WHAT IS ASKED:
Leave out every picture, then transcribe the rest of the listing exactly.

WORKING DATA:
------------------------------

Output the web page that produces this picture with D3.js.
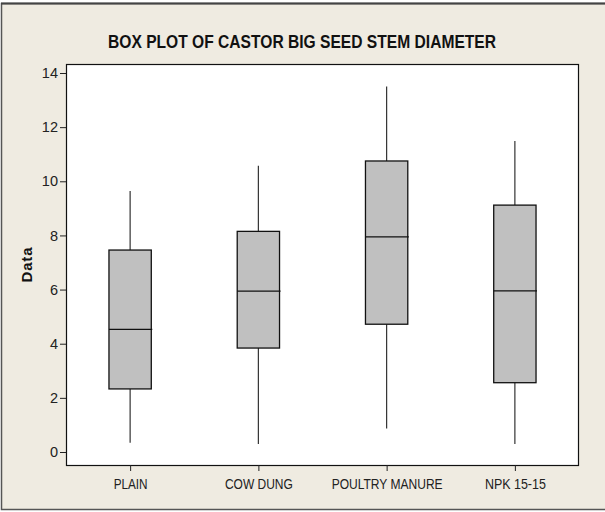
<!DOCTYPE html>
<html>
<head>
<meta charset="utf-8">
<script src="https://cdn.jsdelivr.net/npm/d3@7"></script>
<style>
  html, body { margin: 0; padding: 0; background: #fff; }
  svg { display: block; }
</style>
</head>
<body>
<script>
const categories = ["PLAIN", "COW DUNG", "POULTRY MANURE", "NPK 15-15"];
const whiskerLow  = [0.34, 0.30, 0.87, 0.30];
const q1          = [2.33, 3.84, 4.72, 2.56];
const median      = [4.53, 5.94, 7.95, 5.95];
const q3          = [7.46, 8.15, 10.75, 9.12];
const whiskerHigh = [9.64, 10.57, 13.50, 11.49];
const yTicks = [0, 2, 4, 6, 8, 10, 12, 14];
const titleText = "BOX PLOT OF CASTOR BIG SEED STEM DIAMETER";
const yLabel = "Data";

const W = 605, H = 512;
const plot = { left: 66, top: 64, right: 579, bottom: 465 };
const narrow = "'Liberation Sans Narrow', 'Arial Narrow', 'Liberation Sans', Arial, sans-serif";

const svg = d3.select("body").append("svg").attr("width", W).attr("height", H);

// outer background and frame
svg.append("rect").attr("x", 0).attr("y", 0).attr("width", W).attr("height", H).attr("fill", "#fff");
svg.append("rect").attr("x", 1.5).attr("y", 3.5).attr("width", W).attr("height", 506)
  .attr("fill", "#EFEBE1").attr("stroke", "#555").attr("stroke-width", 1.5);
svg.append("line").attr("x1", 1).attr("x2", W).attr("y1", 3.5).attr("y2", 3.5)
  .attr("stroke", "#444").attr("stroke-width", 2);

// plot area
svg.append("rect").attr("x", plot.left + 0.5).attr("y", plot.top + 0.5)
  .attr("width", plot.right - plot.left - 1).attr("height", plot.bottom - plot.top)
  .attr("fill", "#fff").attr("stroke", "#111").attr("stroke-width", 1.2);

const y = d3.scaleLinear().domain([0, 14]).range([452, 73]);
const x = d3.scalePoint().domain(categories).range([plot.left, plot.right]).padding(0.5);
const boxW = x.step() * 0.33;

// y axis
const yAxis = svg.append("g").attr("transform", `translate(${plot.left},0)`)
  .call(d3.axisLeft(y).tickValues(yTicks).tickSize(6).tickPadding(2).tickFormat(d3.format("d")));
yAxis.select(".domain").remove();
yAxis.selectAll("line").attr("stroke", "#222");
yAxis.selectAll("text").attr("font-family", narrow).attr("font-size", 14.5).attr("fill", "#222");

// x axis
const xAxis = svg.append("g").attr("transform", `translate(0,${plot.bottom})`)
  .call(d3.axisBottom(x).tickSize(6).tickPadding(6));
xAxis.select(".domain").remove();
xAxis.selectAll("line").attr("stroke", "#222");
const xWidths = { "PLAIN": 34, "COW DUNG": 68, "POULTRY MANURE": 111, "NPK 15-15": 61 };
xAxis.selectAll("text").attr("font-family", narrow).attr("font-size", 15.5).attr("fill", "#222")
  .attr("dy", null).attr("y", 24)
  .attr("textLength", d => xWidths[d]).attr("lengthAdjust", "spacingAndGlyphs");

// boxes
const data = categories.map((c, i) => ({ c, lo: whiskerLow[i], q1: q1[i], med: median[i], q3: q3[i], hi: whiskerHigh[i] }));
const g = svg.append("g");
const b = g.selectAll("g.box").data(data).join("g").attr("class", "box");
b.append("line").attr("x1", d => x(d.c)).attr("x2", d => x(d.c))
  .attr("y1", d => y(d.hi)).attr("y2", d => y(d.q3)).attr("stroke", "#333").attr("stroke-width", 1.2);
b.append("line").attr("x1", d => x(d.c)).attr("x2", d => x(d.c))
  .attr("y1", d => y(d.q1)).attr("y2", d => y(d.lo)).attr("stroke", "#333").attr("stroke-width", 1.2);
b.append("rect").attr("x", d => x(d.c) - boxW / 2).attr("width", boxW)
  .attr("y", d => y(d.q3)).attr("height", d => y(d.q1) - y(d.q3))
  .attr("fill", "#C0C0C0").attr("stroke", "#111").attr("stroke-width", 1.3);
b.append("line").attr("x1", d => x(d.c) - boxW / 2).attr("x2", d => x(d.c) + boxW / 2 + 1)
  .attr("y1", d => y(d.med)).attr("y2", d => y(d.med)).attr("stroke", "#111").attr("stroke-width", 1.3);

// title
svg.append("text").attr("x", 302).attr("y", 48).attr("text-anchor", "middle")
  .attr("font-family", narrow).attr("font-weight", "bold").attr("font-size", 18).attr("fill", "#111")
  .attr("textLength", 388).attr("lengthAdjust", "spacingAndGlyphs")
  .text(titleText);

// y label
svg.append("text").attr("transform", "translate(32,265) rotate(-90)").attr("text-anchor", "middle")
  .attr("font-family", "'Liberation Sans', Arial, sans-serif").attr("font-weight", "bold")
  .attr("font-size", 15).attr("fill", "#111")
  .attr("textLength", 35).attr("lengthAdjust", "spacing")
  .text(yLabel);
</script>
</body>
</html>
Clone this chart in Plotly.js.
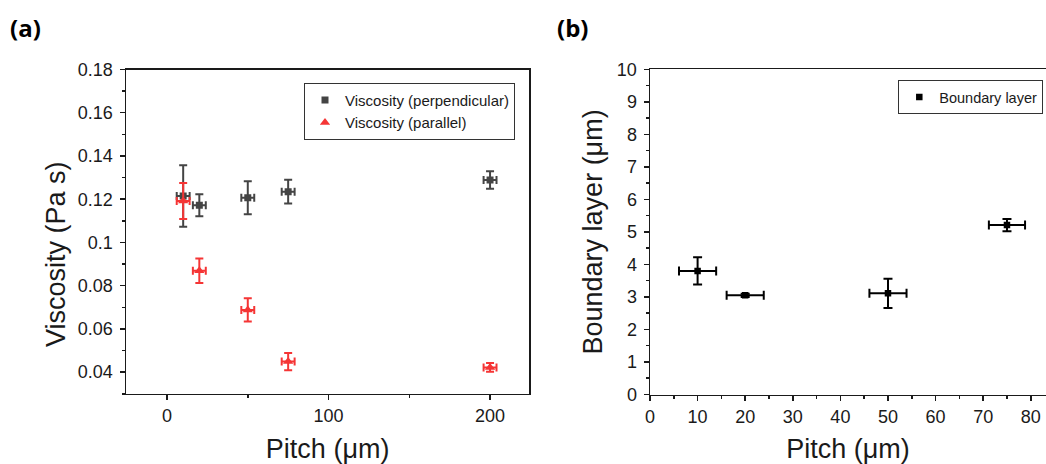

------------------------------

COMPLETE RESPONSE:
Output the web page that produces this picture with D3.js.
<!DOCTYPE html>
<html>
<head>
<meta charset="utf-8">
<script src="https://cdn.jsdelivr.net/npm/d3@7"></script>
<style>
  html, body { margin: 0; padding: 0; background: #fff; }
  svg { display: block; }
</style>
</head>
<body>
<script>
const categories = ["PLAIN", "COW DUNG", "POULTRY MANURE", "NPK 15-15"];
const whiskerLow  = [0.34, 0.30, 0.87, 0.30];
const q1          = [2.33, 3.84, 4.72, 2.56];
const median      = [4.53, 5.94, 7.95, 5.95];
const q3          = [7.46, 8.15, 10.75, 9.12];
const whiskerHigh = [9.64, 10.57, 13.50, 11.49];
const yTicks = [0, 2, 4, 6, 8, 10, 12, 14];
const titleText = "BOX PLOT OF CASTOR BIG SEED STEM DIAMETER";
const yLabel = "Data";

const W = 605, H = 512;
const plot = { left: 66, top: 64, right: 579, bottom: 465 };
const narrow = "'Liberation Sans Narrow', 'Arial Narrow', 'Liberation Sans', Arial, sans-serif";

const svg = d3.select("body").append("svg").attr("width", W).attr("height", H);

// outer background and frame
svg.append("rect").attr("x", 0).attr("y", 0).attr("width", W).attr("height", H).attr("fill", "#fff");
svg.append("rect").attr("x", 1.5).attr("y", 3.5).attr("width", W).attr("height", 506)
  .attr("fill", "#EFEBE1").attr("stroke", "#555").attr("stroke-width", 1.5);
svg.append("line").attr("x1", 1).attr("x2", W).attr("y1", 3.5).attr("y2", 3.5)
  .attr("stroke", "#444").attr("stroke-width", 2);

// plot area
svg.append("rect").attr("x", plot.left + 0.5).attr("y", plot.top + 0.5)
  .attr("width", plot.right - plot.left - 1).attr("height", plot.bottom - plot.top)
  .attr("fill", "#fff").attr("stroke", "#111").attr("stroke-width", 1.2);

const y = d3.scaleLinear().domain([0, 14]).range([452, 73]);
const x = d3.scalePoint().domain(categories).range([plot.left, plot.right]).padding(0.5);
const boxW = x.step() * 0.33;

// y axis
const yAxis = svg.append("g").attr("transform", `translate(${plot.left},0)`)
  .call(d3.axisLeft(y).tickValues(yTicks).tickSize(6).tickPadding(2).tickFormat(d3.format("d")));
yAxis.select(".domain").remove();
yAxis.selectAll("line").attr("stroke", "#222");
yAxis.selectAll("text").attr("font-family", narrow).attr("font-size", 14.5).attr("fill", "#222");

// x axis
const xAxis = svg.append("g").attr("transform", `translate(0,${plot.bottom})`)
  .call(d3.axisBottom(x).tickSize(6).tickPadding(6));
xAxis.select(".domain").remove();
xAxis.selectAll("line").attr("stroke", "#222");
const xWidths = { "PLAIN": 34, "COW DUNG": 68, "POULTRY MANURE": 111, "NPK 15-15": 61 };
xAxis.selectAll("text").attr("font-family", narrow).attr("font-size", 15.5).attr("fill", "#222")
  .attr("dy", null).attr("y", 24)
  .attr("textLength", d => xWidths[d]).attr("lengthAdjust", "spacingAndGlyphs");

// boxes
const data = categories.map((c, i) => ({ c, lo: whiskerLow[i], q1: q1[i], med: median[i], q3: q3[i], hi: whiskerHigh[i] }));
const g = svg.append("g");
const b = g.selectAll("g.box").data(data).join("g").attr("class", "box");
b.append("line").attr("x1", d => x(d.c)).attr("x2", d => x(d.c))
  .attr("y1", d => y(d.hi)).attr("y2", d => y(d.q3)).attr("stroke", "#333").attr("stroke-width", 1.2);
b.append("line").attr("x1", d => x(d.c)).attr("x2", d => x(d.c))
  .attr("y1", d => y(d.q1)).attr("y2", d => y(d.lo)).attr("stroke", "#333").attr("stroke-width", 1.2);
b.append("rect").attr("x", d => x(d.c) - boxW / 2).attr("width", boxW)
  .attr("y", d => y(d.q3)).attr("height", d => y(d.q1) - y(d.q3))
  .attr("fill", "#C0C0C0").attr("stroke", "#111").attr("stroke-width", 1.3);
b.append("line").attr("x1", d => x(d.c) - boxW / 2).attr("x2", d => x(d.c) + boxW / 2 + 1)
  .attr("y1", d => y(d.med)).attr("y2", d => y(d.med)).attr("stroke", "#111").attr("stroke-width", 1.3);

// title
svg.append("text").attr("x", 302).attr("y", 48).attr("text-anchor", "middle")
  .attr("font-family", narrow).attr("font-weight", "bold").attr("font-size", 18).attr("fill", "#111")
  .attr("textLength", 388).attr("lengthAdjust", "spacingAndGlyphs")
  .text(titleText);

// y label
svg.append("text").attr("transform", "translate(32,265) rotate(-90)").attr("text-anchor", "middle")
  .attr("font-family", "'Liberation Sans', Arial, sans-serif").attr("font-weight", "bold")
  .attr("font-size", 15).attr("fill", "#111")
  .attr("textLength", 35).attr("lengthAdjust", "spacing")
  .text(yLabel);
</script>
</body>
</html>
Clone this chart in Plotly.js.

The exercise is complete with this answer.